ER: Vasco tem atletas participando das corridas de rua?
SC:Temos sim! É um número reduzido, diferente do que temos em pista. São atletas antigos do Vasco, que vestem a camisa e correm com a camisa do clube. Como nas corridas de rua têm prêmios, eles correm com a outra peça do patrocinador, como boné ou algo personalizado na camisa ou uniforme. A seção feminina é dr atletas com mais de 16 anos de clube, e algumas delas também participam das provas de Cross-Country. Elas chegam a representar muitas vezes o Brasil em Mundiais da modalidade e até em corrida de Montanha!

ER: Na categoria adulta, o Vasco não venceu o Troféu Brasil desde 1954 e o Estadual desde 2001. É possível quebrar este jejum de títulos?

SC: A vontade é grande de voltar aos velhos tempos. Nos tempos modernos, é possível quebrar o jejum, através de no mínimo ter as condições necessárias de pessoal para as provas específicas e investimentos para tal formação.Além disso, com a era da pista sintética, precisamos da comercialização do esporte, dos patrocinadores, de novos implementos... no momento, é isso que acontece nos dias de hoje. Na verdade, não estamos desde 1954 e 2001 sem títulos. Algumas pesquisas sobre o atletismo vascaino não são creditadas, e por isso, no Esporte Rio, data confere, mas tem vários outros mais precisos. Inclusive, tem algumas citações que não foram creditadas. Eu, como atleta, fui campeã do Troféu Brasil em 1974, 1975 e 1976. Antigamente para ser campeão definitivo teria que ganhar três vezes consecultivas o Troféu Brasil, ou cinco alternadas. E em 2000, com a parceria Vasco Funilense e Funilense Vasco, também fomos campeão e vice-campeões de fato. O Esporte Rio tem várias conquistas vascaínas, basta clicar em \"Atletismo\". O clube conquistou ao longo dos anos diversas medalhas olímpicas, pan-americanas e sul-americanas, além de títulos nacionais, estaduais. O clube também tem inúmeros títulos em provas de corridas de rua e em todas as categorias de base.

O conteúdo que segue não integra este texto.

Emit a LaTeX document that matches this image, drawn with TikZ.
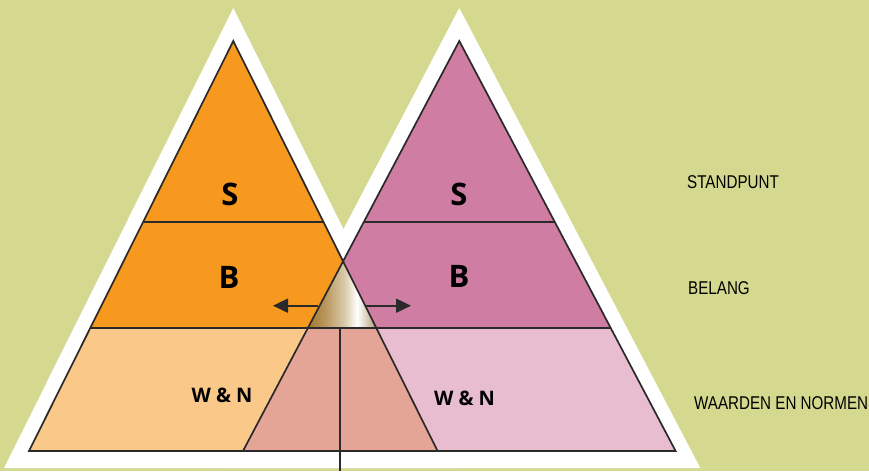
\documentclass[tikz,border=0pt]{standalone}
\usepackage{fontspec}
\usetikzlibrary{calc,arrows.meta}
\newfontfamily\boldlbl{Open Sans}
\newfontfamily\narrowlbl{Liberation Sans}[FakeStretch=0.82]
\definecolor{bgc}{HTML}{D4D98F}
\definecolor{orangec}{HTML}{F7981F}
\definecolor{pinkc}{HTML}{D07DA3}
\definecolor{lorangec}{HTML}{FAC98A}
\definecolor{lpinkc}{HTML}{E8BDD0}
\definecolor{salmonc}{HTML}{E5A596}
\definecolor{linec}{HTML}{2A2A2A}
\definecolor{goldA}{HTML}{A17A2C}
\definecolor{goldB}{HTML}{B8955A}
\definecolor{goldC}{HTML}{DACBAC}
\definecolor{goldD}{HTML}{B49C76}
\pgfdeclarehorizontalshading{goldshade}{100bp}{color(0bp)=(goldA); color(25bp)=(goldA); color(37bp)=(goldB); color(52bp)=(goldC); color(61bp)=(white); color(75bp)=(goldD); color(100bp)=(goldD)}
\tikzset{
  outl/.style={draw=linec, line width=1.7pt, line join=miter},
  bandline/.style={draw=linec, line width=1.7pt},
  bigletter/.style={inner sep=0pt, font=\boldlbl\bfseries\fontsize{31}{31}\selectfont},
  wnletter/.style={inner sep=0pt, font=\boldlbl\bfseries\fontsize{20}{20}\selectfont},
  sidelbl/.style={inner sep=0pt, anchor=base west, text=black, font=\narrowlbl\fontsize{18.5}{18.5}\selectfont},
  arr/.style={draw=linec, line width=2pt, -{Triangle[length=15pt,width=14pt]}}
}
\begin{document}
\begin{tikzpicture}[x=1pt,y=-1pt]
\fill[bgc] (0,0) rectangle (869,471);
\useasboundingbox (0,0) rectangle (869,471);
% outer white triangles
\coordinate (OLA) at (233.3,8);
\coordinate (OLL) at (4,468);
\coordinate (OLR) at (462.6,468);
\coordinate (ORA) at (459.3,8);
\coordinate (ORL) at (218.3,468);
\coordinate (ORR) at (700.3,468);
\fill[white] (OLA) -- (OLL) -- (OLR) -- cycle;
\fill[white] (ORA) -- (ORL) -- (ORR) -- cycle;
% inner triangles
\coordinate (LA) at (233.3,41);
\coordinate (LL) at (29,451);
\coordinate (LR) at (437.6,451);
\coordinate (RA) at (459.3,41);
\coordinate (RL) at (243,451);
\coordinate (RR) at (675.6,451);
\coordinate (L1) at ($(LA)!0.4415!(LL)$);
\coordinate (L1r) at ($(LA)!0.4415!(LR)$);
\coordinate (L2) at ($(LA)!0.6993!(LL)$);
\coordinate (L2r) at ($(LA)!0.6993!(LR)$);
\coordinate (R1) at ($(RA)!0.4415!(RL)$);
\coordinate (R1r) at ($(RA)!0.4415!(RR)$);
\coordinate (R2) at ($(RA)!0.6993!(RL)$);
\coordinate (R2r) at ($(RA)!0.6993!(RR)$);
\coordinate (X) at (intersection of LA--LR and RA--RL);
% fills
\fill[orangec] (LA) -- (L2) -- (L2r) -- cycle;
\fill[lorangec] (L2) -- (LL) -- (LR) -- (L2r) -- cycle;
\fill[pinkc] (RA) -- (R2) -- (R2r) -- cycle;
\fill[lpinkc] (R2) -- (RL) -- (RR) -- (R2r) -- cycle;
\shade[shading=goldshade] (X) -- (R2) -- (L2r) -- cycle;
\fill[salmonc] (R2) -- (RL) -- (LR) -- (L2r) -- cycle;
% outlines
\draw[bandline] (L1) -- (L1r);
\draw[bandline] (R1) -- (R1r);
\draw[bandline] (L2) -- (R2r);
\coordinate (V1) at (340,327.7);
\coordinate (V2) at (340,471);
\draw[draw=linec, line width=1.6pt] (V1) -- (V2);
\draw[outl] (LA) -- (LL) -- (LR) -- cycle;
\draw[outl] (RA) -- (RL) -- (RR) -- cycle;
% arrows
\coordinate (AL0) at (318,305.7);
\coordinate (AL1) at (273,305.7);
\coordinate (AR0) at (366,305.7);
\coordinate (AR1) at (411,305.7);
\draw[arr] (AL0) -- (AL1);
\draw[arr] (AR0) -- (AR1);
% labels
\node[bigletter] (sl) at (230,194) {S};
\node[bigletter] (bl) at (229,277) {B};
\node[wnletter] (wl) at (222,395.5) {W \& N};
\node[bigletter] (sr) at (459,194) {S};
\node[bigletter] (br) at (459,276.5) {B};
\node[wnletter] (wr) at (464.5,398) {W \& N};
\node[sidelbl] (t1) at (687,188) {STANDPUNT};
\node[sidelbl] (t2) at (688,294) {BELANG};
\node[sidelbl] (t3) at (694,409) {WAARDEN EN NORMEN};
\end{tikzpicture}
\end{document}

Nota do Esporte Rio: O Esporte Rio não levou em consideração conquistas individuais, nem partes de uma conquista, como por exemplo uma etapa do antigo Troféu Brasil. Sobre a parceria Vasco/Funilense, o Vasco entrou apenas com o nome, se tornando mais um patrocinador do time da Funilense.

Qual a meta do Vasco até o Rio 2016?
SC: É ter representante nas Olimpíadas. Estou trabalhando com metas e objetivos, em busca dos limites dos atletas. Temos uma safra de excelentes atletas, que estão tendo bons resultados. Não tem jeito: o negócio é realmente trabalhar e acreditar que a hora é essa. Focar nas Olimpíadas que serão aqui no Rio. O trabalho para 2016 e 2020 é conscientizar o atleta que ele é a renovação de uma leva de alto-rendimento e que é possível estar em uma Olimpíada, com os incentivos e investimentos para tal.

ER: Quer deixar um recado para a torcida vascaína?
SC: Há muitos anos que sirvo ao meu clube e ao Brasil, vestindo a camisa e dando meu sangue como atleta. Hoje, sou profissional de atletismo e continuo amando e transformando vidas. O atleta precisa de incentivo. Todos que possam imaginar. Mas o melhor deles todos, é o calor humano das torcidas gritando o seu nome, ou torcendo para a camisa do clube nas competições. Venham assistir o atletismo. É um dos esportes mais lindos de se ver!